Courtesy of Flagler College Magazine
It all started in the summer of 2011. At this time, I was in the spirit of trying to graduate early and was taking summer courses in order to do so. Deciding to pursue my anthropology minor even further, one of the classes I was taking was an archaeological field school with Dr. Grant and the city archaeologist Carl Halbirt. Towards the end of that wonderful experience, FPAN gave a presentation at the city lab which essentially gave myself and the other students a rundown of who FPAN is and what it does to promote archaeology in the community. Both Sarah and Amber gave the presentation, and It was at that moment that I realized that Sarah Bennett was not Sarah Miller.
   
Courtesy of the St. Augustine Record
The location of FPAN eluded me until my independent study instructor, Professor Locasscio, finally walked me over to the Markland cottage. It was here that I discovered the FPAN staff in their secret lair. A modest office with desks, chairs, bookshelves and computers, FPAN looks like any other workplace that can be found in St. Augustine. Upon closer inspection, a few details can help the chance passer-by discern what FPAN is. Giant poster-size pictures adorn the walls that show children conducting their first archaeological digs. Another similarly sized picture shows Carl Halbirt giving one of his famous mid-dig public archaeology talks to an onlooking crowd of teachers. And if the pictures weren’t tell-tale enough, there is an entire bookshelf devoted to anthropological magazines and texts as well. As soon as I set foot in the office, I could tell that it was all that people said it was. 

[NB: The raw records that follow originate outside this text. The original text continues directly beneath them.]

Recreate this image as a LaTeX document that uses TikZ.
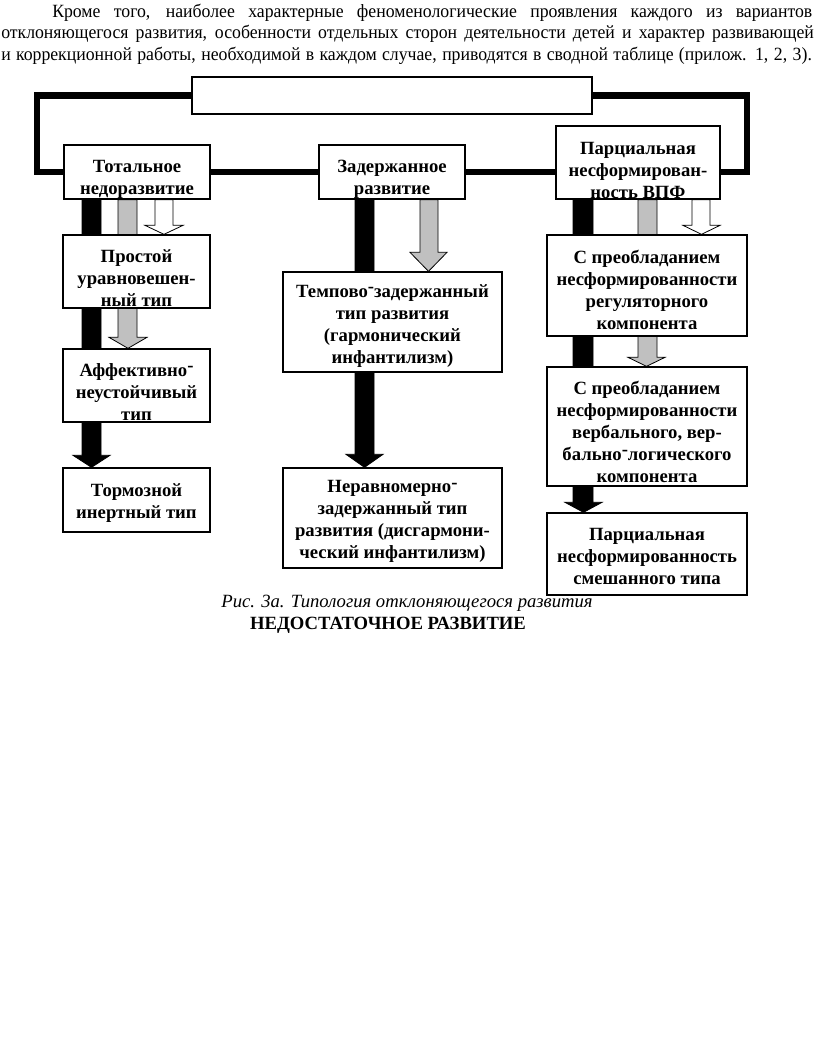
\documentclass[tikz,border=0pt]{standalone}
\usepackage{fontspec}
\setmainfont{Liberation Serif}
\newfontfamily\parafont{Liberation Serif}[FakeStretch=0.95]
\usetikzlibrary{calc,backgrounds}
\newcommand\hy{\raisebox{0.25em}{-}}
% style, xl, xr, hl, hr, source, target, head length (px)
\newcommand\blockarr[8]{%
  \pgfmathsetmacro\tipx{(#4+#5)/2}%
  \draw[#1] (#2,0 |- #6.south) -- ($(#2,0 |- #7.north)+(0,-#8)$)
    -- ($(#4,0 |- #7.north)+(0,-#8)$) -- (\tipx,0 |- #7.north)
    -- ($(#5,0 |- #7.north)+(0,-#8)$) -- ($(#3,0 |- #7.north)+(0,-#8)$)
    -- (#3,0 |- #6.south) -- cycle;}
\begin{document}
\begin{tikzpicture}[x=0.75pt,y=-0.75pt,
  box/.style={draw, fill=white, line width=1pt, inner sep=0pt},
  btxt/.style={font=\bfseries\fontsize{14}{16.5}\selectfont, align=center, inner sep=0pt},
  para/.style={font=\parafont\fontsize{14}{16.5}\selectfont, anchor=base west, inner sep=0pt},
  conn/.style={line width=4.6pt, line join=miter},
  blackarr/.style={fill=black, draw=black, line width=0.6pt},
  grayarr/.style={fill=arrgray, draw=black, line width=0.6pt},
  whitearr/.style={fill=white, draw=black, line width=0.6pt}]
\definecolor{arrgray}{HTML}{C0C0C0}
\useasboundingbox (0,0) rectangle (816,1050);

% paragraph
\node[para] (p1) at (52,17) {\makebox[570pt][s]{Кроме того, наиболее характерные феноменологические проявления каждого из вариантов}};
\node[para] (p2) at (1,38) {\makebox[609.5pt][s]{отклоняющегося развития, особенности отдельных сторон деятельности детей и характер развивающей}};
\node[para] (p3) at (1,60) {\makebox[608pt][s]{и коррекционной работы, необходимой в каждом случае, приводятся в сводной таблице (прилож. 1, 2, 3).}};

% boxes
\node[box, minimum width=400*0.75pt, minimum height=37*0.75pt] (top) at (392,95.5) {};
\node[box, minimum width=146*0.75pt, minimum height=54*0.75pt] (tot) at (137,172) {};
\node[box, minimum width=146*0.75pt, minimum height=54*0.75pt] (zad) at (392,172) {};
\node[box, minimum width=164*0.75pt, minimum height=73*0.75pt] (par) at (638,162.5) {};
\node[box, minimum width=147*0.75pt, minimum height=73*0.75pt] (pro) at (136.5,271.5) {};
\node[box, minimum width=147*0.75pt, minimum height=73*0.75pt] (aff) at (136.5,385.5) {};
\node[box, minimum width=147*0.75pt, minimum height=64*0.75pt] (tor) at (136.5,500) {};
\node[box, minimum width=219*0.75pt, minimum height=100*0.75pt] (tem) at (392.5,322) {};
\node[box, minimum width=219*0.75pt, minimum height=100*0.75pt] (ner) at (392.5,518) {};
\node[box, minimum width=200*0.75pt, minimum height=101*0.75pt] (ra) at (647,285.5) {};
\node[box, minimum width=200*0.75pt, minimum height=119*0.75pt] (rb) at (647,426.5) {};
\node[box, minimum width=200*0.75pt, minimum height=82*0.75pt] (rc) at (647,554) {};

% box texts
\node[btxt] (ttot) at ($(tot.center)+(0,7)$) {Тотальное\\недоразвитие};
\node[btxt] (tzad) at ($(zad.center)+(0,7)$) {Задержанное\\развитие};
\node[btxt] (tpar) at ($(par.center)+(0,7.5)$) {Парциальная\\несформирован-\\ность ВПФ};
\node[btxt] (tpro) at ($(pro.center)+(0,6.5)$) {Простой\\уравновешен-\\ный тип};
\node[btxt] (taff) at ($(aff.center)+(0,6.5)$) {Аффективно\hy\\неустойчивый\\тип};
\node[btxt] (ttor) at ($(tor.center)+(0,3.3)$) {Тормозной\\инертный тип};
\node[btxt] (ttem) at ($(tem.center)+(0,3.8)$) {Темпово\hy задержанный\\тип развития\\(гармонический\\инфантилизм)};
\node[btxt] (tner) at ($(ner.center)+(0,3.8)$) {Неравномерно\hy\\задержанный тип\\развития (дисгармони-\\ческий инфантилизм)};
\node[btxt] (tra) at ($(ra.center)+(0,4.5)$) {С преобладанием\\несформированности\\регуляторного\\компонента};
\node[btxt] (trb) at ($(rb.center)+(0,5)$) {С преобладанием\\несформированности\\вербального, вер-\\бально\hy логического\\компонента};
\node[btxt] (trc) at ($(rc.center)+(0,2.5)$) {Парциальная\\несформированность\\смешанного типа};

% caption
\node[font=\itshape\fontsize{14}{16.5}\selectfont, anchor=base, inner sep=0pt] (cap) at (407,607) {Рис. 3а. Типология отклоняющегося развития};
\node[font=\bfseries\fontsize{14}{16.5}\selectfont, anchor=base, inner sep=0pt] (cap2) at (388,629) {НЕДОСТАТОЧНОЕ РАЗВИТИЕ};

\coordinate (lx) at (37,0);
\coordinate (rx) at (747,0);
\begin{pgfonlayer}{background}
% thick connectors
\draw[conn] (top.west) -- (top.west -| lx) |- (tot.west);
\draw[conn] (tot.east) -- (zad.west);
\draw[conn] (zad.east) -- (zad.east -| par.west);
\draw[conn] (par.east |- zad.east) -- (rx |- zad.east) |- (top.east);
% left column
\blockarr{blackarr}{82}{101}{73}{110}{tot}{tor}{12}
\blockarr{grayarr}{118}{137}{109}{147}{tot}{aff}{11}
\blockarr{whitearr}{155}{173}{145}{183}{tot}{pro}{9}
% middle column
\blockarr{blackarr}{355}{374}{346}{383}{zad}{ner}{13}
\blockarr{grayarr}{420}{438}{410}{447}{zad}{tem}{19}
% right column
\blockarr{blackarr}{573}{593}{565}{602}{par}{rc}{10}
\blockarr{grayarr}{638}{657}{628}{665}{par}{rb}{9}
\blockarr{whitearr}{692}{710}{683}{720}{par}{ra}{9}
\end{pgfonlayer}
\end{tikzpicture}
\end{document}
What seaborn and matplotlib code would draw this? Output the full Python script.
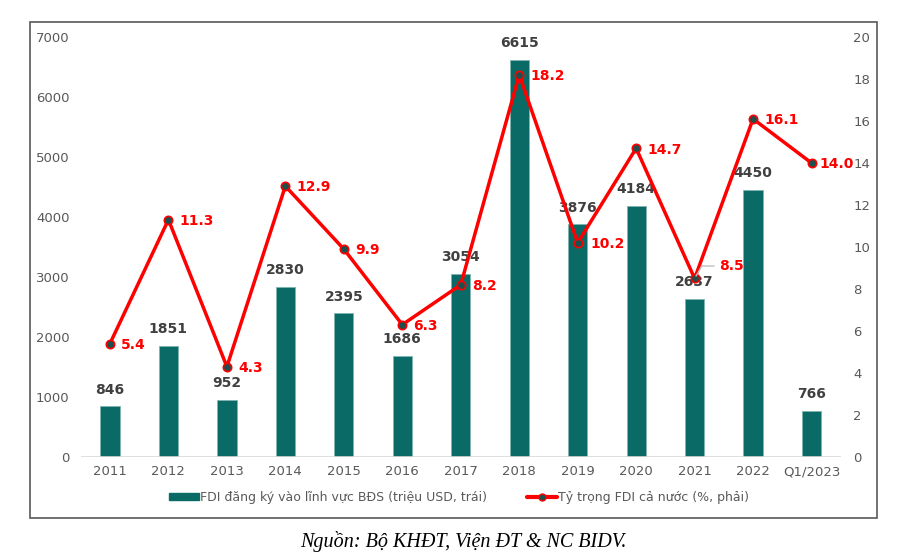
import matplotlib
matplotlib.use("Agg")
import matplotlib.pyplot as plt
import seaborn as sns
import pandas as pd
import numpy as np
from matplotlib.patches import Rectangle, Patch
from matplotlib.lines import Line2D

# data
years = ['2011', '2012', '2013', '2014', '2015', '2016', '2017', '2018',
         '2019', '2020', '2021', '2022', 'Q1/2023']
fdi_bds = [846, 1851, 952, 2830, 2395, 1686, 3054, 6615, 3876, 4184, 2637, 4450, 766]
ty_trong = [5.4, 11.3, 4.3, 12.9, 9.9, 6.3, 8.2, 18.2, 10.2, 14.7, 8.5, 16.1, 14.0]

bar_color = '#0a6b66'
line_color = '#ff0000'
txt_color = '#595959'

sns.set_style('white')
plt.rcParams['font.family'] = ['DejaVu Sans']

df = pd.DataFrame({'Nam': years, 'FDI': fdi_bds, 'TyTrong': ty_trong})

fig = plt.figure(figsize=(9, 5.58), dpi=100)
ax = fig.add_axes([0.0897, 0.181, 0.8445, 0.7527])

sns.barplot(data=df, x='Nam', y='FDI', ax=ax, color=bar_color, width=0.33,
            edgecolor='#7fb5b1', linewidth=0.6, saturation=1)
ax.set_ylim(0, 7000)
ax.set_xlim(-0.5, len(years) - 0.5)
ax.set_yticks(range(0, 7001, 1000))
ax.set_xlabel('')
ax.set_ylabel('')
for s in ax.spines.values():
    s.set_visible(False)
ax.axhline(0, color='#d9d9d9', lw=1.2, zorder=1)
ax.tick_params(axis='y', length=0, pad=8, labelsize=9.5, labelcolor=txt_color)
ax.tick_params(axis='x', length=0, pad=6, labelsize=9.5, labelcolor=txt_color)

# bar labels
for i, v in enumerate(fdi_bds):
    ax.annotate(str(v), (i, v), xytext=(0, 7), textcoords='offset points',
                ha='center', va='bottom', fontsize=10, fontweight='bold', color='#404040')

ax2 = ax.twinx()
sns.lineplot(x=np.arange(len(years)), y=ty_trong, ax=ax2, color=line_color, lw=2.5,
             marker='o', markersize=6, markerfacecolor='#1f4f4c',
             markeredgecolor=line_color, markeredgewidth=1.2)
ax2.set_ylim(0, 20)
ax2.set_yticks(range(0, 21, 2))
for s in ax2.spines.values():
    s.set_visible(False)
ax2.tick_params(axis='y', length=0, pad=9, labelsize=9.5, labelcolor=txt_color)

offsets = {8: (9, -1), 10: (18, 9), 12: (6, -1)}
for i, v in enumerate(ty_trong):
    dx, dy = offsets.get(i, (8, -1))
    ax2.annotate(f'{v:.1f}', (i, v), xytext=(dx, dy), textcoords='offset points',
                 ha='left', va='center', fontsize=10, fontweight='bold', color=line_color)
# leader line for 2021 label
ax2.annotate('', (10, 8.5), xytext=(16, 9), textcoords='offset points',
             arrowprops=dict(arrowstyle='-', color='#bfbfbf', lw=1,
                             connectionstyle='angle,angleA=0,angleB=60'))

handles = [Patch(facecolor=bar_color, edgecolor=bar_color),
           Line2D([0], [0], color=line_color, lw=3, marker='o', markersize=5,
                  markerfacecolor='#1f4f4c', markeredgecolor=line_color)]
labels = ['FDI đăng ký vào lĩnh vực BĐS (triệu USD, trái)',
          'Tỷ trọng FDI cả nước (%, phải)']
fig.legend(handles, labels, loc='center', bbox_to_anchor=(0.51, 0.108), ncol=2,
           frameon=False, fontsize=9, labelcolor=txt_color, handlelength=2.4,
           handleheight=0.5, handletextpad=0.1, columnspacing=3.2)

# outer frame
fig.patches.append(Rectangle((0.0333, 0.0717), 0.9411, 0.8889, transform=fig.transFigure,
                             fill=False, edgecolor='#595959', lw=1.2))

fig.text(0.515, 0.03, 'Nguồn: Bộ KHĐT, Viện ĐT & NC BIDV.', ha='center', va='center',
         fontsize=14.5, style='italic', family='Liberation Serif', color='black')

fig.savefig('out.png', dpi=100)
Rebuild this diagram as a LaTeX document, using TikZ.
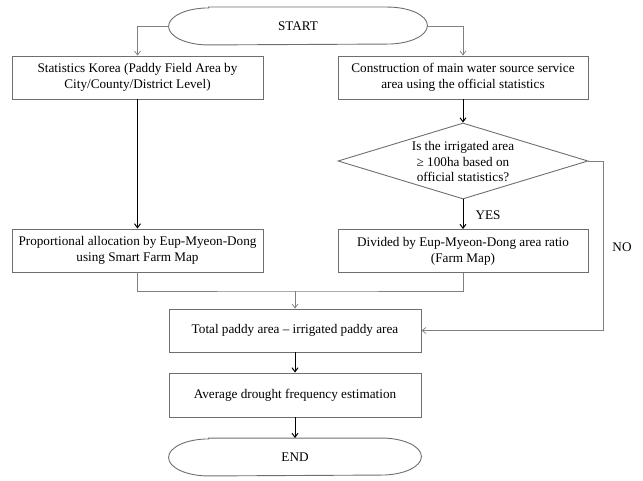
\documentclass[tikz,border=0pt]{standalone}
\usepackage{fontspec}
\setmainfont{Liberation Serif}
\usepackage{tikz}
\usetikzlibrary{arrows.meta,positioning,shapes.geometric}
\definecolor{fgray}{HTML}{808080}
\definecolor{fdark}{HTML}{6E6E6E}
\tikzset{
  box/.style={draw=fdark,fill=white,line width=0.9pt,align=center,font=\fontsize{13.2}{16}\selectfont,inner sep=2pt,minimum width=251pt,minimum height=43pt},
  term/.style={box,draw=none,fill=none,minimum height=37pt},
  tline/.style={draw=fdark,line width=0.9pt},
  decision/.style={draw=fdark,line width=0.9pt,diamond,minimum width=250pt,minimum height=76pt,inner sep=0pt},
  txt/.style={align=center,font=\fontsize{13.2}{15.5}\selectfont,inner sep=0pt},
  arr/.style={-{Straight Barb[length=4pt,width=6pt]},line width=1pt,draw=black},
  garr/.style={-{Straight Barb[length=4pt,width=6pt]},line width=0.7pt,draw=fgray},
  gline/.style={line width=0.7pt,draw=fgray},
}
\newcommand{\termline}[1]{%
  \draw[tline] ([xshift=40pt]#1.north west) -- ([xshift=-40pt]#1.north east)
    arc[start angle=90,end angle=-90,x radius=40pt,y radius=18.5pt]
    -- ([xshift=40pt]#1.south west)
    arc[start angle=270,end angle=90,x radius=40pt,y radius=18.5pt] -- cycle;}
\begin{document}
\begin{tikzpicture}[x=1pt,y=-1pt]
\useasboundingbox (0,0) rectangle (643,481);
\node[term,minimum width=258pt] (start) at (298,26) {START};
\node[box] (stat) at (137.5,77.5) {Statistics Korea (Paddy Field Area by\\City/County/District Level)};
\node[box,minimum width=250pt] (cons) at (463,77.5) {Construction of main water source service\\area using the official statistics};
\node[decision] (dec) at (463,161) {};
\node[txt] (dectext) at (463,162) {Is the irrigated area\\≥ 100ha based on\\official statistics?};
\node[box] (alloc) at (137.5,250.5) {Proportional allocation by Eup-Myeon-Dong\\using Smart Farm Map};
\node[box,minimum width=250pt] (divd) at (463,251) {Divided by Eup-Myeon-Dong area ratio\\(Farm Map)};
\node[box,minimum width=252pt] (total) at (295,330.5) {Total paddy area -- irrigated paddy area};
\node[box,minimum width=252pt,minimum height=44pt] (avg) at (295,395) {Average drought frequency estimation};
\node[term,minimum width=252pt] (end) at (295,457) {END};
\node[txt] (yes) at (488,215) {YES};
\node[txt] (no) at (622,247) {NO};
\coordinate (merge) at (295,291);
\coordinate (nocorner) at (603,161);
\termline{start}
\termline{end}

\draw[garr] (start.west) -| (stat.north);
\draw[garr] (start.east) -| (cons.north);
\draw[arr] (stat.south) -- (alloc.north);
\draw[arr] (cons.south) -- (dec.north);
\draw[arr] (dec.south) -- (divd.north);
\draw[garr] (dec.east) -- (nocorner) |- (total.east);
\draw[gline] (alloc.south) |- (merge) -| (divd.south);
\draw[garr] (merge) -- (total.north);
\draw[arr] (total.south) -- (avg.north);
\draw[arr] (avg.south) -- (end.north);
\end{tikzpicture}
\end{document}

Having finally found FPAN, it lost a bit of its mystery but gained a sort of reverence. When working with Carl Halbirt, I came to understand that archaeology is not only field work and lab work, but outreach as well. Whether talking to tourists who stop by at a city dig or schoolchildren who visit a site, archaeologists who take time to educate the public are rewarded tenfold. They are rewarded in that future generations may appreciate archaeology and current voters will support archaeological ordinances that protect their community’s cultural heritage. Outreach-like archaeology in general is a time consuming endeavor, which is why there are organizations like FPAN and SAAA. Archaeologists dig in the field while Public Archaeologists bring the field to the public. I suppose education in general is always something to be proud of because it really does help the community. Public Archaeologists, like public historians and public teachers, help educate the communities around them and therefore deserve some sort of reverence.



After having my epiphany, the following semester I explored the rabbit hole that is FPAN even further.  I applied for an internship and found myself in the thick of public archaeology. Now I write to you as an intern on the FPAN blog exploring certain themes that may pertain to public archaeology in hopes that you too will have some sort of epiphany.